Re our posts here, here and here: Yesterday’s Chron offered a summary of CDCR’s progress on construction projects funded by AB900. Four years after authorizing $7.4 billion dollars in bonds, “the state has not completed a single project authorized by that bill, AB900, and has begun planning or construction for only about 8,400 beds” for the 8,200 inmates currently still sleeping in “bad beds”.

The piece quotes some critics of the construction path for decrowding, and it was pleasant to see the CCPOA among them.

Sen. Mark Leno, D-San Francisco, said he believes the state should undertake a “serious review” of AB900, noting that lawmakers have instituted other reforms to deal with crowding since 2007 – including medical parole for severely incapacitated inmates – and that the state’s crime rate has declined.

Ryan Sherman, a spokesman for the prison guards union, which opposed AB900, said the construction authorized by the bill will not solve the state’s prison crisis.

I still think, as I pointed out in another post, that despite the open-ended order in Plata/Coleman, it is completely possible to offer an entirely reasonable interpretation of the order, according to which construction projects are not an acceptable response to overcrowding. In fact, the opposite interpretation seems unreasonable to me. The order specifically provided a number of inmates to be released from prison, not an acceptable square yardage. I believe that attempting to build out way out of overcrowding is not only unsound, but also a violation of the court’s order.

More Construction… This Time, in California

In the heels of the report from Michigan come two new construction projects within California, both funded by AB 900. In Calaveras County, the local jail’s capacity is to be quadrupled. And the expansion in San Bernardino adds maximum security beds.

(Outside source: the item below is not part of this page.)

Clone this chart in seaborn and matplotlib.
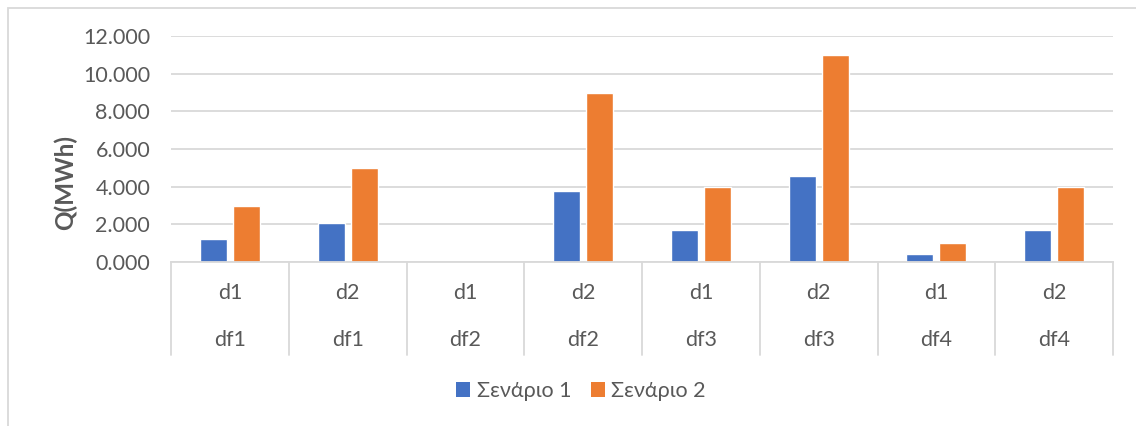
import matplotlib
matplotlib.use("Agg")
import matplotlib.pyplot as plt
from matplotlib.patches import Rectangle, Patch
from matplotlib.lines import Line2D
from matplotlib.ticker import FuncFormatter
import pandas as pd
import seaborn as sns

# Energy per feeder / day under the two scenarios (MWh)
days = ["d1", "d2", "d1", "d2", "d1", "d2", "d1", "d2"]
feeders = ["df1", "df1", "df2", "df2", "df3", "df3", "df4", "df4"]
scenario_1 = [1.22, 2.09, 0.0, 3.75, 1.68, 4.57, 0.41, 1.68]
scenario_2 = [3.0, 5.0, 0.0, 9.0, 4.0, 11.0, 1.0, 4.0]
series_names = ["Σενάριο 1", "Σενάριο 2"]
y_ticks = [0, 2, 4, 6, 8, 10, 12]

W, H = 1136, 426
sns.set_theme(style="white")
plt.rcParams["font.family"] = ["Lato", "DejaVu Sans"]

TEXT = "#595959"
GRID = "#d9d9d9"
BLUE = "#4472C4"
ORANGE = "#ED7D31"

keys = [f"{f}_{d}_{i}" for i, (f, d) in enumerate(zip(feeders, days))]
df = pd.DataFrame({
    "key": keys * 2,
    "value": scenario_1 + scenario_2,
    "series": [series_names[0]] * len(keys) + [series_names[1]] * len(keys),
})

fig = plt.figure(figsize=(W / 100, H / 100), dpi=100)
ax = fig.add_axes([171 / W, 1 - 262 / H, (1113 - 171) / W, (262 - 36) / H])

sns.barplot(data=df, x="key", y="value", hue="series", order=keys,
            hue_order=series_names, palette=[BLUE, ORANGE],
            width=0.56, gap=0.18, ax=ax, legend=False, saturation=1)

ax.set_ylim(0, 12)
ax.set_xlim(-0.5, len(keys) - 0.5)
ax.set_yticks(y_ticks)
ax.yaxis.set_major_formatter(FuncFormatter(lambda v, p: f"{v:.3f}"))
ax.tick_params(axis="y", length=0, pad=15, labelsize=15.5, labelcolor=TEXT)
ax.set_axisbelow(True)
ax.grid(axis="y", color=GRID, linewidth=1.3)
for s in ["left", "right", "top"]:
    ax.spines[s].set_visible(False)
ax.spines["bottom"].set_color(GRID)
ax.spines["bottom"].set_linewidth(1.3)

ax.set_xticks(range(len(keys)))
ax.set_xticklabels([])
ax.tick_params(axis="x", length=0)
ax.set_xlabel("")
ax.set_ylabel("Q(MWh)", fontsize=17.5, fontweight="bold", color=TEXT)
ax.yaxis.set_label_coords((77 - 171) / 942, (262 - 183) / 226)

# Two-level category axis with separators
trans = ax.get_xaxis_transform()
px = 1 / (262 - 36)
for i, (d, f) in enumerate(zip(days, feeders)):
    ax.text(i, -31 * px, d, transform=trans, ha="center", va="center",
            fontsize=15.5, color=TEXT)
    ax.text(i, -78 * px, f, transform=trans, ha="center", va="center",
            fontsize=15.5, color=TEXT)
for b in range(len(keys) + 1):
    ax.add_line(Line2D([b - 0.5, b - 0.5], [0, -93 * px], transform=trans,
                       color=GRID, linewidth=1.3, clip_on=False))

handles = [Patch(facecolor=BLUE, edgecolor="none"),
           Patch(facecolor=ORANGE, edgecolor="none")]
fig.legend(handles, series_names, loc="center", bbox_to_anchor=(581 / W, 1 - 391 / H),
           ncol=2, frameon=False, fontsize=15.5, labelcolor=TEXT,
           handlelength=0.65, handleheight=0.65, handletextpad=0.3, columnspacing=0.9)

# Chart frame
fig.patches.append(Rectangle((7.5 / W, -0.1), 1.2, 1.1 - 7.5 / H,
                             transform=fig.transFigure, fill=False,
                             edgecolor=GRID, linewidth=1.3))

fig.savefig("out.png", dpi=100)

Unsurprisingly, the Republican Caucus has been following on the progress made with AB 900 funding. From their perspective, “[i]t does not help that CDCR seems to have little direction and produces a new strategy plan on an annual basis. In the meantime, Democrats are pushing policies through the legislature – and supported by the Governor – that decrease the population through early release and place the burden of monitoring and controlling these individuals on local entities. Sadly, these are the exact same policies and actions that AB 900 was supposed to prevent.”

From an empirical perspective, however, it is the massive construction of more prison cells that should be prevented. Building prisons is akin to building public highways; as we build more to prevent congestion, congestion gradually increases to fill the volume available. It is frightening to think that incarcerating one in 100 Californians is not enough. But perhaps they are the “wrong” kind of Californians, and therefore the Republican caucus should lose no sleep over them.

In any case, these new construction projects highlight the dark and problematic side of the Plata/Coleman decision. In an effort to be courteous to the state, and not to micromanage its affairs, the three-judge panel asked for a population reduction without mandating methods the state might employ to achieve such reduction. In his response to SCOTUS Justices, Don Specter seemed to agree that building new facilities would be among the range or responses that would be in compliance with the order. I actually think a narrow interpretation of the Plata/Coleman order is not only possible, but reasonable. The court did use the word “reduction” and stated a number of inmates. To say that “reduction” is the same as “dilution” of inmates is a bit of an interpretive push. But the real point is, of course, that building new prisons, in the long run, will push California away from compliance with the order, because the new facilities will, in due course, become just as overcrowded as the old ones.